12) Final Migration Checklist for Zero-Downtime Goals

Pre-cutover checklist

Confirm that source and target environments are provisioned, monitored, and access-controlled. Lower DNS TTLs in advance, validate certificates, test backups, verify replication, and freeze configuration drift. Rehearse the runbook with the full team, and make sure rollback criteria are written in plain language. If you need a final planning lens, think like a release manager, not a server mover.

Cutover checklist

Pause or quiesce writes as planned, sync the final data delta, switch traffic, confirm health checks, and watch error rates closely. Make sure communication is continuous and that every action is timestamped. Validate login flows, customer transactions, APIs, cron jobs, and external integrations in real time. If a threshold is crossed, execute rollback immediately rather than waiting for confirmation bias to catch up.

Post-cutover checklist

Keep source systems available, review logs and monitoring, compare data integrity, and document all issues found. Once stability is proven, gradually decommission the old environment and archive the evidence. That final evidence packet—runbook, metrics, timings, and lessons learned—becomes the foundation for your next migration. And if this move was part of a larger platform decision, revisit your cloud strategy to ensure you are not just relocating infrastructure but improving operational resilience.

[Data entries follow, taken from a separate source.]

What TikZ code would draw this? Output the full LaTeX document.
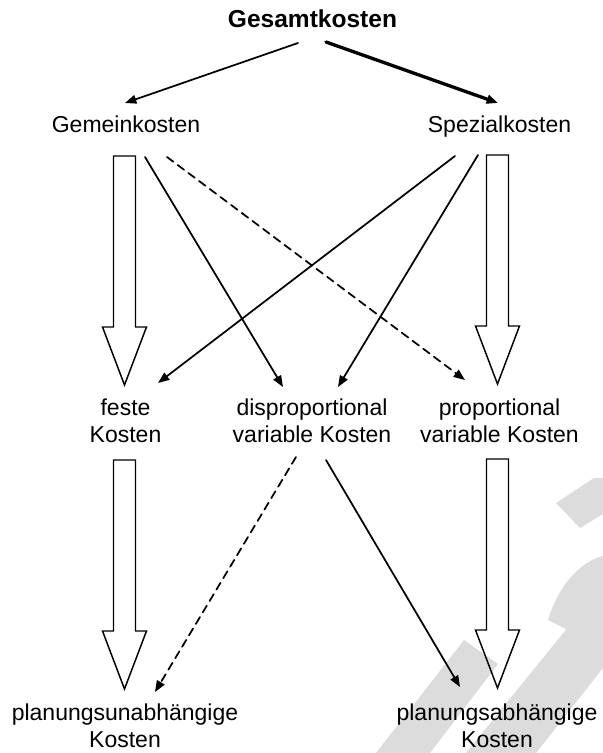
\documentclass[tikz,border=0pt]{standalone}
\usepackage{fontspec}
\setmainfont{Liberation Sans}
\usetikzlibrary{calc,arrows.meta}
\definecolor{wmark}{RGB}{220,220,220}

\tikzset{
	lbl/.style={align=center, inner sep=0pt, font=\fontsize{17.25}{20.25}\selectfont},
	link/.style={line width=1.3pt, ->},
	dashlink/.style={line width=1.3pt, ->, dash pattern=on 6pt off 4pt},
	fatarrow/.pic={
		\draw[line width=1.1pt, line join=miter]
		(-11,0) -- (-11,171) -- (-22,171) -- (0,229) -- (22,171) -- (11,171) -- (11,0) -- cycle;
	}
}

\begin{document}
\begin{tikzpicture}[x=0.75pt, y=-0.75pt, line cap=round, line join=round,
	>={Triangle[length=8.5pt,width=6.5pt]}]
	
	% ----------------------------
	% 0) Canvas (pixel grid, y down)
	% ----------------------------
	\useasboundingbox (0,0) rectangle (603,753);
	
	% ----------------------------
	% 1) Watermark in the background
	% ----------------------------
	\fill[wmark] (376,753) -- (430,753) -- (498,664) -- (464,640) -- cycle;
	\fill[wmark] (466,753) -- (536,753) -- (603,668) -- (603,584) -- cycle;
	\fill[wmark] (548,620) .. controls (560,580) and (585,560) .. (603,556)
	-- (603,600) .. controls (590,604) and (580,612) .. (572,632) -- cycle;
	\fill[wmark] (556,503) -- (594,478) -- (603,478) -- (603,514) -- (580,528) -- cycle;
	
	% ----------------------------
	% 2) Cost nodes
	% ----------------------------
	\node[lbl, font=\fontsize{18.4}{22}\selectfont\bfseries] (ges) at (312.5,19) {Gesamtkosten};
	
	\node[lbl] (gem)  at (126,124.5) {Gemeinkosten};
	\node[lbl] (spez) at (499.5,127) {Spezialkosten};
	
	\node[lbl] (fest)   at (125.5,420.5) {feste\\Kosten};
	\node[lbl] (dispro) at (312,420.5)   {disproportional\\variable Kosten};
	\node[lbl] (pro)    at (499.5,420.5) {proportional\\variable Kosten};
	
	\node[lbl] (unab) at (125,726) {planungsunabhängige\\Kosten};
	\node[lbl] (ab)   at (497,726) {planungsabhängige\\Kosten};
	
	% ----------------------------
	% 3) Split of the total costs
	% ----------------------------
	\draw[link] ($(ges)+(-14.5,24)$) -- ($(gem)+(-1,-21.5)$);
	\draw[link, line width=2.5pt] ($(ges)+(13.5,23)$) -- ($(spez)+(-1.5,-24)$);
	
	% ----------------------------
	% 4) Big hollow arrows
	% ----------------------------
	\pic at ($(gem)+(-1.5,31.5)$) {fatarrow};
	\pic at ($(spez)+(-2,28)$) {fatarrow};
	\pic at ($(fest)+(-1,39.5)$) {fatarrow};
	\pic at ($(pro)+(-2,38.5)$) {fatarrow};
	
	% ----------------------------
	% 5) Cross links
	% ----------------------------
	\draw[link]     ($(gem)+(19,32.5)$)    -- ($(dispro)+(-29,-33.5)$);
	\draw[dashlink] ($(gem)+(41,32.5)$)    -- ($(pro)+(-34.5,-40.5)$);
	\draw[link]     ($(spez)+(-44.5,29)$)  -- ($(fest)+(32.5,-37.5)$);
	\draw[link]     ($(spez)+(-21.5,28)$)  -- ($(dispro)+(26,-33.5)$);
	
	\draw[dashlink] ($(dispro)+(-16,36.5)$) -- ($(unab)+(30,-34)$);
	\draw[link]     ($(dispro)+(14,39.5)$)  -- ($(ab)+(-37,-39)$);
	
\end{tikzpicture}
\end{document}
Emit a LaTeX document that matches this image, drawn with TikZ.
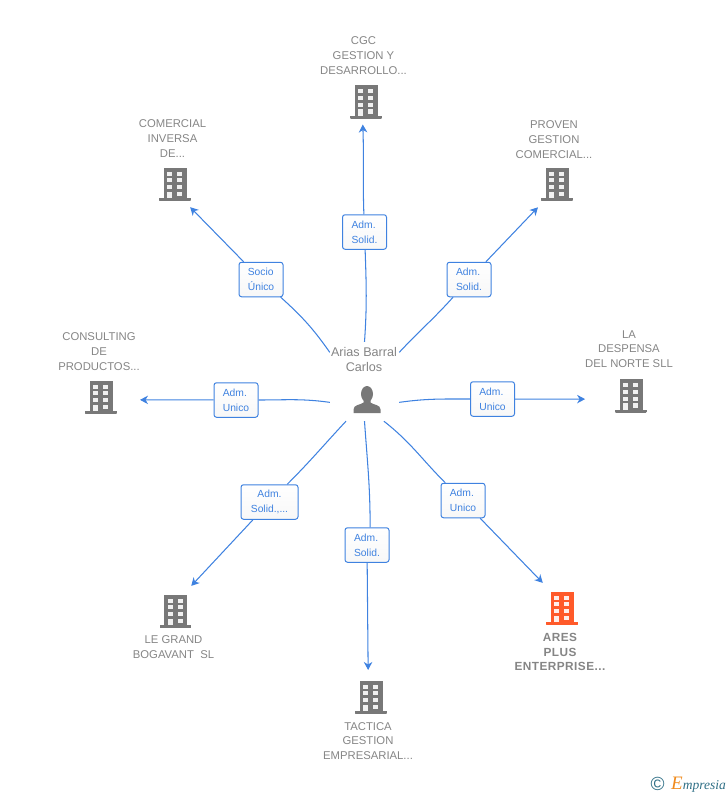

Pro Tip: A migration that can be rolled back quickly is usually safer than one that claims “zero downtime” but cannot recover cleanly.

Frequently Asked Questions

What does zero downtime really mean in cloud migration?

In practice, it means users do not experience a visible service interruption during the move. Some teams can achieve near-zero downtime by combining replication, low TTL DNS, phased traffic shifts, and a tight rollback window. Absolute zero downtime is rare, so the real goal is service continuity that protects user experience and business operations.

Is lift and shift the safest migration approach?

Usually it is the fastest and simplest, but not always the safest if your data model, dependencies, or routing behavior are complex. Lift and shift works best when the current application is stable and the main objective is to move hosting platforms without redesigning the stack. For high-risk workloads, lift and shift should still include rehearsal, validation, and rollback planning.

How low should I set DNS TTL before cutover?

Many teams lower TTLs 24 to 72 hours before cutover, but the right value depends on your resolvers, traffic geography, and cache behavior. Lowering TTL helps, but it does not eliminate all propagation delays. Always keep the source environment healthy long enough to absorb residual traffic.

What is the most common reason rollback fails?

The most common reason is irreversible data change on the new environment before the team has committed to the cutover. If writes diverge or background jobs run twice, rollback becomes more complicated than simply switching DNS back. That is why rollback design must be written before the move and tested in rehearsal.

When should I hire verified consultants for a migration?

Hire outside help when the workload is critical, the platform is unfamiliar, the timeline is tight, or internal staff lack migration experience. Look for verified consultants with evidence of similar production cutovers, strong documentation habits, and a clear rollback methodology. Independent verification and transparent case history matter more than generic claims of cloud expertise.

What should be in every migration checklist?

At minimum, include dependency inventory, backup verification, replication status, DNS changes, certificate checks, firewall rules, monitoring alerts, rollback criteria, communication ownership, and post-cutover validation steps. If your checklist does not help an engineer act under pressure, it is incomplete.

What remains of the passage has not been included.